The meaning of Corbyn has little to do with Jeremy Corbyn the member of parliament, his prospects of bringing about change or his chances of being elected.

The meaning of Corbyn is that he is symbolic of the revival of the search for meaning – a nostalgic longing for the political.

Within the context of the old liberal democratic fantasy, the political was thought to be an extension of the people’s will and whims.

But this has changed radically within the present post-political conditions. In the last four decades, we Westerners have been reduced to mere consumers. Our politicians have evolved accordingly.
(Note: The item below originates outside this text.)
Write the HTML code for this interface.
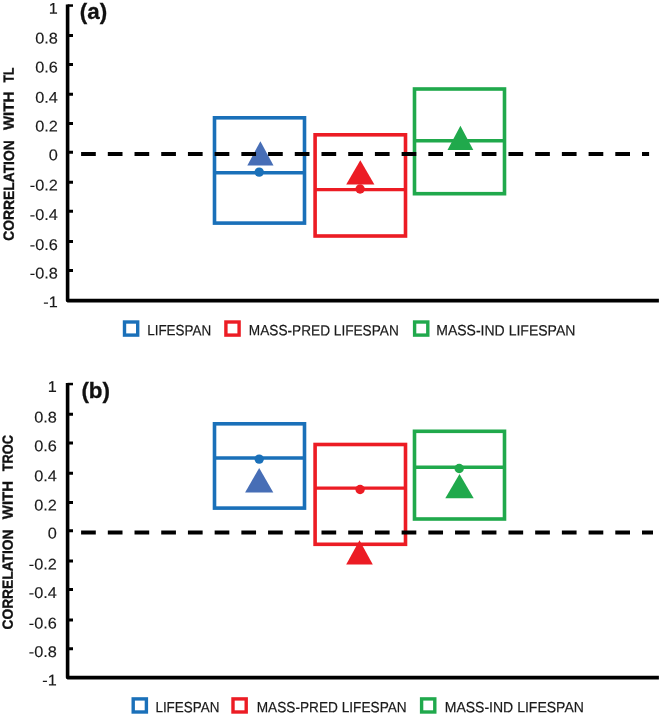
<!DOCTYPE html>
<html lang="en">
<head>
<meta charset="utf-8">
<title>Correlation with TL and TROC</title>
<style>
html,body{margin:0;padding:0;background:#fff;}
svg{display:block;}
text{font-family:"Liberation Sans",sans-serif;fill:#1a1a1a;}
.tk text{font-size:15.5px;text-anchor:end;stroke:#1a1a1a;stroke-width:0.15px;}
.yl text{font-size:14.8px;font-weight:bold;fill:#111;stroke:#111;stroke-width:0.35px;}
.pl{font-size:22.4px;font-weight:bold;fill:#111;stroke:#111;stroke-width:0.3px;}
.lg{font-size:14.9px;stroke:#1a1a1a;stroke-width:0.2px;}
</style>
</head>
<body>
<svg width="661" height="717" viewBox="0 0 661 717">
<rect width="661" height="717" fill="#fff"/>
<g id="panel-a">
<g class="yl">
<text transform="translate(13.85,240.7) rotate(-89.95)" textLength="100.4" lengthAdjust="spacingAndGlyphs">CORRELATION</text>
<text transform="translate(13.85,130.0) rotate(-89.95)" textLength="38.2" lengthAdjust="spacingAndGlyphs">WITH</text>
<text transform="translate(13.85,82.5) rotate(-89.95)" textLength="14.8" lengthAdjust="spacingAndGlyphs">TL</text>
</g>
<g class="tk">
<text transform="translate(57.8,13.8) rotate(0.04) scale(1.05,1)">1</text>
<text transform="translate(57.8,43.5) rotate(0.04) scale(1.05,1)">0.8</text>
<text transform="translate(57.8,72.6) rotate(0.04) scale(1.05,1)">0.6</text>
<text transform="translate(57.8,102.8) rotate(0.04) scale(1.05,1)">0.4</text>
<text transform="translate(57.8,131.4) rotate(0.04) scale(1.05,1)">0.2</text>
<text transform="translate(57.8,160.3) rotate(0.04) scale(1.05,1)">0</text>
<text transform="translate(57.8,190.4) rotate(0.04) scale(1.05,1)">-0.2</text>
<text transform="translate(57.8,219.9) rotate(0.04) scale(1.05,1)">-0.4</text>
<text transform="translate(57.8,249.9) rotate(0.04) scale(1.05,1)">-0.6</text>
<text transform="translate(57.8,278.6) rotate(0.04) scale(1.05,1)">-0.8</text>
<text transform="translate(57.8,307.2) rotate(0.04) scale(1.05,1)">-1</text>
</g>
<g stroke="#1a70b9" stroke-width="3.6" fill="none"><rect x="214.5" y="117.8" width="90.0" height="105.3"/><line x1="214.5" x2="304.5" y1="172.8" y2="172.8" stroke-width="3.4"/></g>
<circle cx="259.2" cy="172.1" r="4.7" fill="#1a70b9"/>
<g stroke="#ec1c24" stroke-width="3.6" fill="none"><rect x="315.1" y="134.8" width="90.4" height="101.2"/><line x1="315.1" x2="405.5" y1="189.6" y2="189.6" stroke-width="3.4"/></g>
<circle cx="360.1" cy="189" r="4.7" fill="#ec1c24"/>
<g stroke="#20a94c" stroke-width="3.6" fill="none"><rect x="414.5" y="89.0" width="90.0" height="104.7"/><line x1="414.5" x2="504.5" y1="140.7" y2="140.7" stroke-width="3.4"/></g>
<circle cx="459.2" cy="140.7" r="4.7" fill="#20a94c"/>
<polygon points="260.4,141.3 273.5,165.4 247.3,165.4" fill="#476eb6"/>
<polygon points="360.3,160.2 374.4,184.6 346.2,184.6" fill="#ec1c24"/>
<polygon points="460.4,125.7 473.3,150.0 447.5,150.0" fill="#20a94c"/>
<line x1="81.1" x2="649.1" y1="154.0" y2="154.0" stroke="#000" stroke-width="3.8" stroke-dasharray="14.7 12.01"/>
<path d="M67.6 4.4V300.6H658.9" fill="none" stroke="#000" stroke-width="3.6" stroke-linejoin="round"/>
<path d="M67.6 5.55H73" fill="none" stroke="#000" stroke-width="2.5"/>
<path d="M67.6 35.4H73 M67.6 64.5H73 M67.6 94.2H73 M67.6 123.5H73 M67.6 152.3H73 M67.6 182.3H73 M67.6 211.2H73 M67.6 241.5H73 M67.6 270.4H73" fill="none" stroke="#000" stroke-width="3"/>
<text class="pl" x="79.8" y="18.9">(a)</text>
<rect x="124.5" y="322.0" width="13.2" height="13.1" fill="none" stroke="#1a70b9" stroke-width="3.4"/>
<text class="lg" transform="translate(147.2,335.35) rotate(0.04)" textLength="64" lengthAdjust="spacingAndGlyphs">LIFESPAN</text>
<rect x="225.9" y="322.0" width="13.2" height="13.1" fill="none" stroke="#ec1c24" stroke-width="3.4"/>
<text class="lg" transform="translate(248.8,335.35) rotate(0.04)" textLength="150" lengthAdjust="spacingAndGlyphs">MASS-PRED LIFESPAN</text>
<rect x="414.6" y="322.0" width="13.2" height="13.1" fill="none" stroke="#20a94c" stroke-width="3.4"/>
<text class="lg" transform="translate(436.2,335.35) rotate(0.04)" textLength="139.2" lengthAdjust="spacingAndGlyphs">MASS-IND LIFESPAN</text>
</g>
<g id="panel-b">
<g class="yl">
<text transform="translate(12.8,629.5) rotate(-89.95)" textLength="100.0" lengthAdjust="spacingAndGlyphs">CORRELATION</text>
<text transform="translate(12.8,519.2) rotate(-89.95)" textLength="38.2" lengthAdjust="spacingAndGlyphs">WITH</text>
<text transform="translate(12.8,471.3) rotate(-89.95)" textLength="36.4" lengthAdjust="spacingAndGlyphs">TROC</text>
</g>
<g class="tk">
<text transform="translate(56.8,392.1) rotate(0.04) scale(1.05,1)">1</text>
<text transform="translate(56.8,422.4) rotate(0.04) scale(1.05,1)">0.8</text>
<text transform="translate(56.8,451.2) rotate(0.04) scale(1.05,1)">0.6</text>
<text transform="translate(56.8,481.2) rotate(0.04) scale(1.05,1)">0.4</text>
<text transform="translate(56.8,510.4) rotate(0.04) scale(1.05,1)">0.2</text>
<text transform="translate(56.8,538.5) rotate(0.04) scale(1.05,1)">0</text>
<text transform="translate(56.8,569.4) rotate(0.04) scale(1.05,1)">-0.2</text>
<text transform="translate(56.8,598.0) rotate(0.04) scale(1.05,1)">-0.4</text>
<text transform="translate(56.8,628.6) rotate(0.04) scale(1.05,1)">-0.6</text>
<text transform="translate(56.8,657.0) rotate(0.04) scale(1.05,1)">-0.8</text>
<text transform="translate(56.8,685.4) rotate(0.04) scale(1.05,1)">-1</text>
</g>
<g stroke="#1a70b9" stroke-width="3.6" fill="none"><rect x="214.5" y="423.8" width="90.0" height="84.3"/><line x1="214.5" x2="304.5" y1="458" y2="458" stroke-width="3.4"/></g>
<circle cx="259.2" cy="459.1" r="4.7" fill="#1a70b9"/>
<g stroke="#ec1c24" stroke-width="3.6" fill="none"><rect x="315.1" y="444.5" width="90.4" height="99.8"/><line x1="315.1" x2="405.5" y1="488.1" y2="488.1" stroke-width="3.4"/></g>
<circle cx="360.1" cy="489.5" r="4.7" fill="#ec1c24"/>
<g stroke="#20a94c" stroke-width="3.6" fill="none"><rect x="414.5" y="431.3" width="90.0" height="87.7"/><line x1="414.5" x2="504.5" y1="467.2" y2="467.2" stroke-width="3.4"/></g>
<circle cx="459.2" cy="468.5" r="4.7" fill="#20a94c"/>
<polygon points="259.2,467.9 273.3,492.6 245.1,492.6" fill="#476eb6"/>
<polygon points="359.5,540.2 372.8,564.6 346.2,564.6" fill="#ec1c24"/>
<polygon points="459.5,474.0 473.7,498.2 445.3,498.2" fill="#20a94c"/>
<line x1="81.1" x2="653.0" y1="532.5" y2="532.5" stroke="#000" stroke-width="3.8" stroke-dasharray="14.7 12.01"/>
<path d="M67.6 382.9V677.6H658.9" fill="none" stroke="#000" stroke-width="3.6" stroke-linejoin="round"/>
<path d="M67.6 384.05H73" fill="none" stroke="#000" stroke-width="2.5"/>
<path d="M67.6 414.3H73 M67.6 443.0H73 M67.6 473.3H73 M67.6 502.5H73 M67.6 530.7H73 M67.6 560.9H73 M67.6 589.6H73 M67.6 620.0H73 M67.6 648.8H73" fill="none" stroke="#000" stroke-width="3"/>
<text class="pl" x="81.4" y="397.6">(b)</text>
<rect x="133.2" y="698.9" width="13.2" height="13.1" fill="none" stroke="#1a70b9" stroke-width="3.4"/>
<text class="lg" transform="translate(155.4,712.25) rotate(0.04)" textLength="64" lengthAdjust="spacingAndGlyphs">LIFESPAN</text>
<rect x="233.0" y="698.9" width="13.2" height="13.1" fill="none" stroke="#ec1c24" stroke-width="3.4"/>
<text class="lg" transform="translate(256.7,712.25) rotate(0.04)" textLength="150" lengthAdjust="spacingAndGlyphs">MASS-PRED LIFESPAN</text>
<rect x="421.6" y="698.9" width="13.2" height="13.1" fill="none" stroke="#20a94c" stroke-width="3.4"/>
<text class="lg" transform="translate(444.7,712.25) rotate(0.04)" textLength="139.2" lengthAdjust="spacingAndGlyphs">MASS-IND LIFESPAN</text>
</g>
</svg>
</body>
</html>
Politics has morphed into the system that facilitates consumption on behalf of big conglomerates.

Corbyn the symbol has come to embody the general fatigue with this post-political condition – frustration with austerity, endless immoral Zionist-neoconservative wars, the loss of manufacturing, the lobby, divisive identity nonsense and cultural Marxism as opposed to Marxism. Corbyn serves as a reminder of the revolution that never happened. He has reminded us that we are one after all.

The pathetic dance of despair performed last week by the Zionist continuum, made up of large segments of the British media, the Labour Party leadership and pretty much every British Jewish institution in opposition to Corbyn, is staggering yet hardly new or unique. They have kindly reminded us what we are up against.

But Britons were not fooled: they immediately detected the foreign attempt to hijack their battle for justice and replace it with “Jewish sensitivities”.

Whether Corbyn can provide the goods while operating within a horrid Zionised Labour Party is an open question.

But Corbyn the symbol emphasises the cry for change, a genuine demand for justice expressed by the British people as they wake up to the real possibility of themselves as patriots – a collective of people who care for each other as opposed to an aloof collection of self-centric tribal identities who care only for themselves.